## TASK STATEMENT
Everything from the first line of the data through the line with "(0,0) rectangle (1024,724);" is to be echoed exactly, minus the pictures.

## RAW DATA
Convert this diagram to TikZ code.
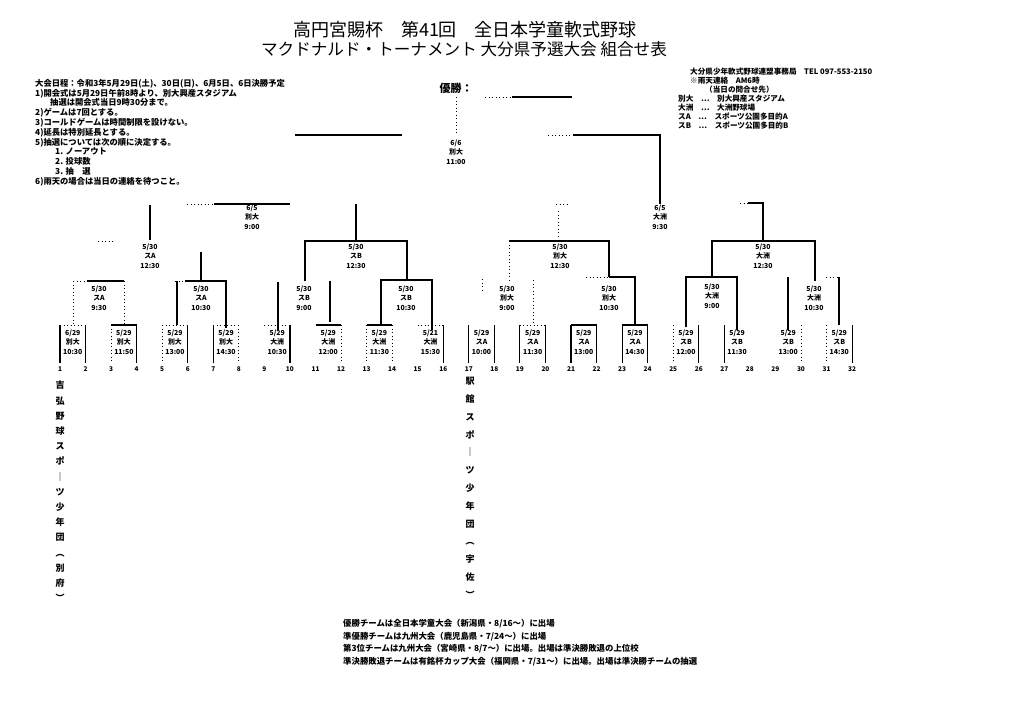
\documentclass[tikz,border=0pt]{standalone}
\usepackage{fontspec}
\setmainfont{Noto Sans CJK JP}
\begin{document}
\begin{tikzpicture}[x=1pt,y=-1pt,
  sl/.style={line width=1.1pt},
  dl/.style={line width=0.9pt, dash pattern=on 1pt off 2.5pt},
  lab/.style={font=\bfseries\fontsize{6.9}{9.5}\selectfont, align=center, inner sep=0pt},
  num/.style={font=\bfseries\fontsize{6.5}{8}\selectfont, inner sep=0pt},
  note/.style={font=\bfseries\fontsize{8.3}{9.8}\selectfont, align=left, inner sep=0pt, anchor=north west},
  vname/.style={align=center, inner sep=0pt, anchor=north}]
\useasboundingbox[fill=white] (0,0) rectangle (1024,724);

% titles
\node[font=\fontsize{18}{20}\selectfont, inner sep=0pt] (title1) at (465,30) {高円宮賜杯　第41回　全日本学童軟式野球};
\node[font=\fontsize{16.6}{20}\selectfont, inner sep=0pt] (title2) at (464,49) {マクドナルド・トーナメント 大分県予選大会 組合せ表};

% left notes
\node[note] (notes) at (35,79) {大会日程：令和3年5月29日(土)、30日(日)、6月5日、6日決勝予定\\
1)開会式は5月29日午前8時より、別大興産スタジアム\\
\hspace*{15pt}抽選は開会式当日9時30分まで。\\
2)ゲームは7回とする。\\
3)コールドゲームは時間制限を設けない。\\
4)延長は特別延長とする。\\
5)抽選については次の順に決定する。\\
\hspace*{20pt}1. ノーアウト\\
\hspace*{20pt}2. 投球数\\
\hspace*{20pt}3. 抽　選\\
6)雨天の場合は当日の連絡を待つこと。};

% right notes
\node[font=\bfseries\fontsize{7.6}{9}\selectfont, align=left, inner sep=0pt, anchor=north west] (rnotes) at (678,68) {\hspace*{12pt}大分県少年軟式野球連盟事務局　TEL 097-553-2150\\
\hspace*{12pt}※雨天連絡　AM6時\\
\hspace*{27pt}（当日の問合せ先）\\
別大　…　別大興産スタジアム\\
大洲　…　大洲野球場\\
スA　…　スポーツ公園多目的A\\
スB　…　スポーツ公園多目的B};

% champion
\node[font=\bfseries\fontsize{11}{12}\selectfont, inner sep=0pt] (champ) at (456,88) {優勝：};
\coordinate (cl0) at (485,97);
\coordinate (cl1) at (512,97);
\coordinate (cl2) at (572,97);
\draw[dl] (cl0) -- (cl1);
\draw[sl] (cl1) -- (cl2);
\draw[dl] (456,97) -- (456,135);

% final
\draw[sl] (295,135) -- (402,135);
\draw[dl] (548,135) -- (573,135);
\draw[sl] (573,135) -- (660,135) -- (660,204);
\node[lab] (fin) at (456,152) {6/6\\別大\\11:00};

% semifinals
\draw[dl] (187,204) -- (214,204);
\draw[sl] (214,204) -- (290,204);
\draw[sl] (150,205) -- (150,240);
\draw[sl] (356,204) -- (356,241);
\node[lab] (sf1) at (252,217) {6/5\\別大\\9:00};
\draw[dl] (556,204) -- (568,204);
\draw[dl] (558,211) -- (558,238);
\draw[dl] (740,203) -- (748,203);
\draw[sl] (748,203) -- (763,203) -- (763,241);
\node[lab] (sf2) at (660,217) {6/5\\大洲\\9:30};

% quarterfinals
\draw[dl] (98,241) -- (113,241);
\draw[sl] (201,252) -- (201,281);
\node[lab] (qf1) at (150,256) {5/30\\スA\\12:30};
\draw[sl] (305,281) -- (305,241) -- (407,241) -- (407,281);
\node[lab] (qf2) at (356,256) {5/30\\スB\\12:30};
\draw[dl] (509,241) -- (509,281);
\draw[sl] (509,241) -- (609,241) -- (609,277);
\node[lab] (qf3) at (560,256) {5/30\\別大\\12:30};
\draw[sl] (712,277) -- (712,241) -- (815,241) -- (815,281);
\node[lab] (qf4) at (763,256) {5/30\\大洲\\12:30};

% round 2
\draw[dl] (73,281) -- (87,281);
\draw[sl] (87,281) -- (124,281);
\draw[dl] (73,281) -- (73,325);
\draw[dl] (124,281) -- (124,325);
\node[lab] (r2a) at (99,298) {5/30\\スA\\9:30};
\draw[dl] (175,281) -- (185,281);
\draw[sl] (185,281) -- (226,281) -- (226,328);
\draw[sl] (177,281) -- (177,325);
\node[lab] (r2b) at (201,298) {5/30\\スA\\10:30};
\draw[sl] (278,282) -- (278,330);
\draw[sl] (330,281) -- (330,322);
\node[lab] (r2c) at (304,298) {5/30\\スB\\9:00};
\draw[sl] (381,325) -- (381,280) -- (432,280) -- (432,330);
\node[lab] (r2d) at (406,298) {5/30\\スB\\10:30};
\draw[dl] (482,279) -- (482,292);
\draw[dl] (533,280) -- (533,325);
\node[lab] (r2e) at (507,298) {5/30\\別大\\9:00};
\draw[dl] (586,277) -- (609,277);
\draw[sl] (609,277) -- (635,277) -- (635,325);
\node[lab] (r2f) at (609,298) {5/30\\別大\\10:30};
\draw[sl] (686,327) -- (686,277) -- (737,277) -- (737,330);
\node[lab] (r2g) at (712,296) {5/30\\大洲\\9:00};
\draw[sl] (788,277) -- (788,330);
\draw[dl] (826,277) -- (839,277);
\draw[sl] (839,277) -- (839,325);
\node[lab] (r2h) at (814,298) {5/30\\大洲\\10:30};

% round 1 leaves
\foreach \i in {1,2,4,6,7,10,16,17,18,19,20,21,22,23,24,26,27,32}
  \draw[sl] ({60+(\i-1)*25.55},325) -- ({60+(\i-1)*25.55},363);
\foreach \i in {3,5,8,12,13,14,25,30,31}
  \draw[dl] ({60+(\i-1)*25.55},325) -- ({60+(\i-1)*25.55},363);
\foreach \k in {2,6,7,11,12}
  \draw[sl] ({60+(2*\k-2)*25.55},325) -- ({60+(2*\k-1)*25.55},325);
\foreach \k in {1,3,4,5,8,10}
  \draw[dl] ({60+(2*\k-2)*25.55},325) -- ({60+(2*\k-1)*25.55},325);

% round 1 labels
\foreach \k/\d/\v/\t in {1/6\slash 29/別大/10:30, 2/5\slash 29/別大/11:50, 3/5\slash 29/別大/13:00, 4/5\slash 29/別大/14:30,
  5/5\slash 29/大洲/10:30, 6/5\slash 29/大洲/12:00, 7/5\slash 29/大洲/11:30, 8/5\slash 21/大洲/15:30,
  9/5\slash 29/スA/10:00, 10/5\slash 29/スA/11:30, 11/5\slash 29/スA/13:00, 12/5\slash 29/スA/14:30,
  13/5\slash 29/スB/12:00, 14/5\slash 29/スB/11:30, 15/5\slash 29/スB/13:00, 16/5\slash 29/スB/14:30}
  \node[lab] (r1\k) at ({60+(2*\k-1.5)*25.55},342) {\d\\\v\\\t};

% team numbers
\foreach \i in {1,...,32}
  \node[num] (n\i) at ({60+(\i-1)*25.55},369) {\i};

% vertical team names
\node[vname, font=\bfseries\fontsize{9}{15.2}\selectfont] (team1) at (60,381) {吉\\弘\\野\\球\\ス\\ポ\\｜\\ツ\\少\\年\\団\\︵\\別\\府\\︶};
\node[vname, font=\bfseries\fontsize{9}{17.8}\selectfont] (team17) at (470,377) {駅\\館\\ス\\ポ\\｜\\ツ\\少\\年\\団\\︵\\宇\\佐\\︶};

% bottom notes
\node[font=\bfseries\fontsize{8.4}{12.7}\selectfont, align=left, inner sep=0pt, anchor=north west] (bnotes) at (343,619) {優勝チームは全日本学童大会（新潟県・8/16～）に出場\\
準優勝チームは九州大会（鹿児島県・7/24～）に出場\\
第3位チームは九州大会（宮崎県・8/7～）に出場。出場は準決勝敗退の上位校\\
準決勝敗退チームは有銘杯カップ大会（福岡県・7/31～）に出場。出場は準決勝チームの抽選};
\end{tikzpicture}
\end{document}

## RESULT BELOW
Convert this diagram to TikZ code.
\documentclass[tikz,border=0pt]{standalone}
\usepackage{fontspec}
\setmainfont{Noto Sans CJK JP}
\begin{document}
\begin{tikzpicture}[x=1pt,y=-1pt,
  sl/.style={line width=1.1pt},
  dl/.style={line width=0.9pt, dash pattern=on 1pt off 2.5pt},
  lab/.style={font=\bfseries\fontsize{6.9}{9.5}\selectfont, align=center, inner sep=0pt},
  num/.style={font=\bfseries\fontsize{6.5}{8}\selectfont, inner sep=0pt},
  note/.style={font=\bfseries\fontsize{8.3}{9.8}\selectfont, align=left, inner sep=0pt, anchor=north west},
  vname/.style={align=center, inner sep=0pt, anchor=north}]
\useasboundingbox[fill=white] (0,0) rectangle (1024,724);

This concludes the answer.